◆ **What is required**: Return only the lines from the top of the material through the line marked by "1237), (1249, 1575)]", unaltered.

◆ **Records from a data source**:
━━━━

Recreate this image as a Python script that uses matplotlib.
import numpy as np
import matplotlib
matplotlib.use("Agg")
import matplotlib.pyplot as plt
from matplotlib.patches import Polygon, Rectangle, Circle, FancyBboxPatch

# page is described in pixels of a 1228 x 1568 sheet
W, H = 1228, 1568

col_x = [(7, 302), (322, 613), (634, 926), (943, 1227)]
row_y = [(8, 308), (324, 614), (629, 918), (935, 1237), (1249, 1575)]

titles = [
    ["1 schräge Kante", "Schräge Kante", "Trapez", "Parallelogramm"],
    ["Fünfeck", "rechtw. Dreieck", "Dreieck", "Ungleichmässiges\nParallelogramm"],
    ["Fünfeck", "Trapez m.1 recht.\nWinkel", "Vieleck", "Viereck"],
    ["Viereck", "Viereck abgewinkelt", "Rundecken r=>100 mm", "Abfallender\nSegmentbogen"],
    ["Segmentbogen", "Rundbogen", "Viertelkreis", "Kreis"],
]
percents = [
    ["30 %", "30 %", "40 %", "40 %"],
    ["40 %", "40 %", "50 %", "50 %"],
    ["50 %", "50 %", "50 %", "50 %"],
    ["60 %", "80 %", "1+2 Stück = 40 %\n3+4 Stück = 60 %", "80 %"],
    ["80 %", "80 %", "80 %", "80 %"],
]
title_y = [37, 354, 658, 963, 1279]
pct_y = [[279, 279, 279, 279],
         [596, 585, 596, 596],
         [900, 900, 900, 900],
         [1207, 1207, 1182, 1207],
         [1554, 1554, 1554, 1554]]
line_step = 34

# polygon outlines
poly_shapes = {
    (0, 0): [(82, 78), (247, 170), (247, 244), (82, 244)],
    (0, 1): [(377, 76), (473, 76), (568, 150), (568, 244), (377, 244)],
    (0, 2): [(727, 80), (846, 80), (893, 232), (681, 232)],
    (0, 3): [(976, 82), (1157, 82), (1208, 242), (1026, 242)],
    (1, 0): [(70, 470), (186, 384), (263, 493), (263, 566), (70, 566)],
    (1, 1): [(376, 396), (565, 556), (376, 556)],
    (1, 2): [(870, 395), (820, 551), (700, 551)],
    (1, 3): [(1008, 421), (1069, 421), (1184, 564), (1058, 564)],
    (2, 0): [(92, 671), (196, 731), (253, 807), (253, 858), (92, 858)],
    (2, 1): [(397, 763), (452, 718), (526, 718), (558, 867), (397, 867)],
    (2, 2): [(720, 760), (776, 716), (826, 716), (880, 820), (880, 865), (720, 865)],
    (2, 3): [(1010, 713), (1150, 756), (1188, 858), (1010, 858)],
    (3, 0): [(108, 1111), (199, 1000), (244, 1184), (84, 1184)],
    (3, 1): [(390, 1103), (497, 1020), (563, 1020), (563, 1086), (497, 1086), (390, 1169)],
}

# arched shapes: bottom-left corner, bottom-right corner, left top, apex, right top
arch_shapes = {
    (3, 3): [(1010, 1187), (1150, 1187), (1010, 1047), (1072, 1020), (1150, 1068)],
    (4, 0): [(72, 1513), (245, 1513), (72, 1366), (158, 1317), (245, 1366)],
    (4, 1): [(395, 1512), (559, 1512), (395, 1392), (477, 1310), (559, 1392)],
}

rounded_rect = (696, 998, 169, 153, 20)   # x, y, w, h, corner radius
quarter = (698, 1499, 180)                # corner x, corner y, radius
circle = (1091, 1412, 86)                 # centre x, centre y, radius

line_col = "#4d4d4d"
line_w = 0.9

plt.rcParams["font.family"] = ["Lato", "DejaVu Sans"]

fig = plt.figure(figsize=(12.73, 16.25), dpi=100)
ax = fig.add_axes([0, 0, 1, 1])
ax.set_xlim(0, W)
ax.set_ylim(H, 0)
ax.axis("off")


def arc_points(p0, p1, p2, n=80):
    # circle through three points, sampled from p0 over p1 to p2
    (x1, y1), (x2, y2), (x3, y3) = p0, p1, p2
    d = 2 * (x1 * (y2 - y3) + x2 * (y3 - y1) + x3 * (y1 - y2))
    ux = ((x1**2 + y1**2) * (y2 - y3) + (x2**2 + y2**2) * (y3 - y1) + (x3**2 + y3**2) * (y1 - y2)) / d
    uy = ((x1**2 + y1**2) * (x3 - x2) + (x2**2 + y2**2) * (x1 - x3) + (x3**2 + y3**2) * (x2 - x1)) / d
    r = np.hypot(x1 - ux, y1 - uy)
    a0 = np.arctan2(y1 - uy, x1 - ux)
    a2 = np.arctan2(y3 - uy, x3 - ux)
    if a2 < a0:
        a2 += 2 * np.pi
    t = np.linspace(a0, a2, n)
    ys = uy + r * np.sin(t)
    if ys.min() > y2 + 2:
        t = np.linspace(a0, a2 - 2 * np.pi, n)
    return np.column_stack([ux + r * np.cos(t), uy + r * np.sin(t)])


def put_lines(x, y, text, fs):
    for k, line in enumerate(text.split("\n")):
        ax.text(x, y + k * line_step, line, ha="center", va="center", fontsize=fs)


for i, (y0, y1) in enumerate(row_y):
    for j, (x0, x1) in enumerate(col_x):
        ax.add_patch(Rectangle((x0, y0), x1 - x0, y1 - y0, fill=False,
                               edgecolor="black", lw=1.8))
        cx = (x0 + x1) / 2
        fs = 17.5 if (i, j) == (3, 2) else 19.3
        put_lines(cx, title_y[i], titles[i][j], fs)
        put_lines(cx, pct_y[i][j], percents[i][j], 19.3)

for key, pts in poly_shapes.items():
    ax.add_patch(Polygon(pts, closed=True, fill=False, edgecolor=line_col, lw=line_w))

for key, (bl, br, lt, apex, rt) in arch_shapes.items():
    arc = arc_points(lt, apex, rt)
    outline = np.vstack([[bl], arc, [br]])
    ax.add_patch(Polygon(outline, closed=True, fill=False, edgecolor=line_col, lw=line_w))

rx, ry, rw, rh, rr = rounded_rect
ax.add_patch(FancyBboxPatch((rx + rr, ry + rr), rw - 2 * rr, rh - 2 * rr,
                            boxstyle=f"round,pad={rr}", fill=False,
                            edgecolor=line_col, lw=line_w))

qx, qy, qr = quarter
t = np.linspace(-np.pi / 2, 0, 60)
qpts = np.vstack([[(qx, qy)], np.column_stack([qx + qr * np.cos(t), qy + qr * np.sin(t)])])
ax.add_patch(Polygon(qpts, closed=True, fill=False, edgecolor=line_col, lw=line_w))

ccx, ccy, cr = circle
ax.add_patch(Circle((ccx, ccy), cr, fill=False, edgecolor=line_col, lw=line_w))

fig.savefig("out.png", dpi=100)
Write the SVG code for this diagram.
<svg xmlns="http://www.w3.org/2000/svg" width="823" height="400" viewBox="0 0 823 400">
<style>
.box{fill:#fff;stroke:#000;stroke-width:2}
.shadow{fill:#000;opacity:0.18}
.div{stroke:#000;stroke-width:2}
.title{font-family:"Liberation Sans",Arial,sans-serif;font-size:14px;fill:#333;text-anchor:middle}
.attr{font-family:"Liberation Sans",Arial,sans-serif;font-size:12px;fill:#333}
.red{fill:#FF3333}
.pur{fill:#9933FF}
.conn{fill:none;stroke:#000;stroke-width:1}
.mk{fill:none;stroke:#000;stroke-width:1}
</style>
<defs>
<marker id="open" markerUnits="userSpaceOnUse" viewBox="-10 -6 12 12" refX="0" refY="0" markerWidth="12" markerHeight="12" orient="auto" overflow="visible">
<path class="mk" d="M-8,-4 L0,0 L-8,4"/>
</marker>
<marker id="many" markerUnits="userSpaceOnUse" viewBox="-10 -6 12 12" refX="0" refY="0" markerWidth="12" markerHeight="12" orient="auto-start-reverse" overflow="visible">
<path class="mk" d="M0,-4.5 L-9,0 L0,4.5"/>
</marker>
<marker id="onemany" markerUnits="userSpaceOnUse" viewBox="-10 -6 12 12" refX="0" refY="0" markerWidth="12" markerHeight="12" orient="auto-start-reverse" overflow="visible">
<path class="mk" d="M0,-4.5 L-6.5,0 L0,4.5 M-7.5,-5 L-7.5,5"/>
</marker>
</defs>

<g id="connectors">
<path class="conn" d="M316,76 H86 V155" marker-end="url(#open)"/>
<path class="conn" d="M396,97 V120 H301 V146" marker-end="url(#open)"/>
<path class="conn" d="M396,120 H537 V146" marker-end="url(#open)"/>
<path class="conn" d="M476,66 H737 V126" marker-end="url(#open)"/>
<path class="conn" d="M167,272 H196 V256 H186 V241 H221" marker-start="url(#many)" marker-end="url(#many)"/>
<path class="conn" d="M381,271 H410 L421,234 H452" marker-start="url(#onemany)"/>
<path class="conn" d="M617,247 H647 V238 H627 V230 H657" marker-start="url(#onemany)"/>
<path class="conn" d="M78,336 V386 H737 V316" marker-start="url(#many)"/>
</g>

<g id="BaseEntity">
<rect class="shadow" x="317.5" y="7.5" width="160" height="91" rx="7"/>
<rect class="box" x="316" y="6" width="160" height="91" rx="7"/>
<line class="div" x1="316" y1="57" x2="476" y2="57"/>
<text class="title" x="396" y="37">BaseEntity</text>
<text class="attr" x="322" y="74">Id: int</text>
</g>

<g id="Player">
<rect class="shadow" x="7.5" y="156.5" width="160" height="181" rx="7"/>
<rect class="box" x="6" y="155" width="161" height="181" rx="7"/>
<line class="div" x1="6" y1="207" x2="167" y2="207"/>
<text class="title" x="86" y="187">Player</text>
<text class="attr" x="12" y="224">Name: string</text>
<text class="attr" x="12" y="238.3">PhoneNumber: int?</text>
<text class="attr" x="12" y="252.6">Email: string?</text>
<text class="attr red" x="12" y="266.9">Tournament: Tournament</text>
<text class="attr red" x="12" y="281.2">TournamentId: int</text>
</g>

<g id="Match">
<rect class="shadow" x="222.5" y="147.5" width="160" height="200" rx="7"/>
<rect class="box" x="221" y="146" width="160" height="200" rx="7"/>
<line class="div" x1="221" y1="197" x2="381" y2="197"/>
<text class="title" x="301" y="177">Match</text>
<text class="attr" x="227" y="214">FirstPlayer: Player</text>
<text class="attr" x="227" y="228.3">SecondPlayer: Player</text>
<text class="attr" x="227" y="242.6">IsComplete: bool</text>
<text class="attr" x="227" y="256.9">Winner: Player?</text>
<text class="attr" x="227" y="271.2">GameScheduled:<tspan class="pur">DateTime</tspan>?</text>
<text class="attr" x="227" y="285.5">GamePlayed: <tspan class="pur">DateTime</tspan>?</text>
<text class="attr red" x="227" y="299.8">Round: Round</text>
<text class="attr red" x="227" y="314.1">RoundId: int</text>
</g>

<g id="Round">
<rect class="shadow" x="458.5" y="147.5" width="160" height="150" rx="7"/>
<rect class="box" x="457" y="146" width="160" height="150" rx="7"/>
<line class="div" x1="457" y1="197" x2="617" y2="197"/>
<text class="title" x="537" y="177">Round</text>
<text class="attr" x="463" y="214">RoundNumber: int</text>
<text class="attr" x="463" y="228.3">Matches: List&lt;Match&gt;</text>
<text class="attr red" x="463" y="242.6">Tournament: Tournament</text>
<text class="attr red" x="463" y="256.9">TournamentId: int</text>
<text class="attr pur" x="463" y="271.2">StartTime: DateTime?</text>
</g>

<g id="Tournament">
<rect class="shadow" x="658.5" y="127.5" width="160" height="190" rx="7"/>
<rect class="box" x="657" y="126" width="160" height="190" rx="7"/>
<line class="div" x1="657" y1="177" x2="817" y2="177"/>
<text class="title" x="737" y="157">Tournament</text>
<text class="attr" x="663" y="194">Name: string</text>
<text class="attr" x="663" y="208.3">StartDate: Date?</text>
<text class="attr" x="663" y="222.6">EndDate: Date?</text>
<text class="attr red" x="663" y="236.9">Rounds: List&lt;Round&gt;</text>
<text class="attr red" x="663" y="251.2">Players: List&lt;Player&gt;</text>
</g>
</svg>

━━━━

◆ **Task result**:
Recreate this image as a Python script that uses matplotlib.
import numpy as np
import matplotlib
matplotlib.use("Agg")
import matplotlib.pyplot as plt
from matplotlib.patches import Polygon, Rectangle, Circle, FancyBboxPatch

# page is described in pixels of a 1228 x 1568 sheet
W, H = 1228, 1568

col_x = [(7, 302), (322, 613), (634, 926), (943, 1227)]
row_y = [(8, 308), (324, 614), (629, 918), (935, 1237), (1249, 1575)]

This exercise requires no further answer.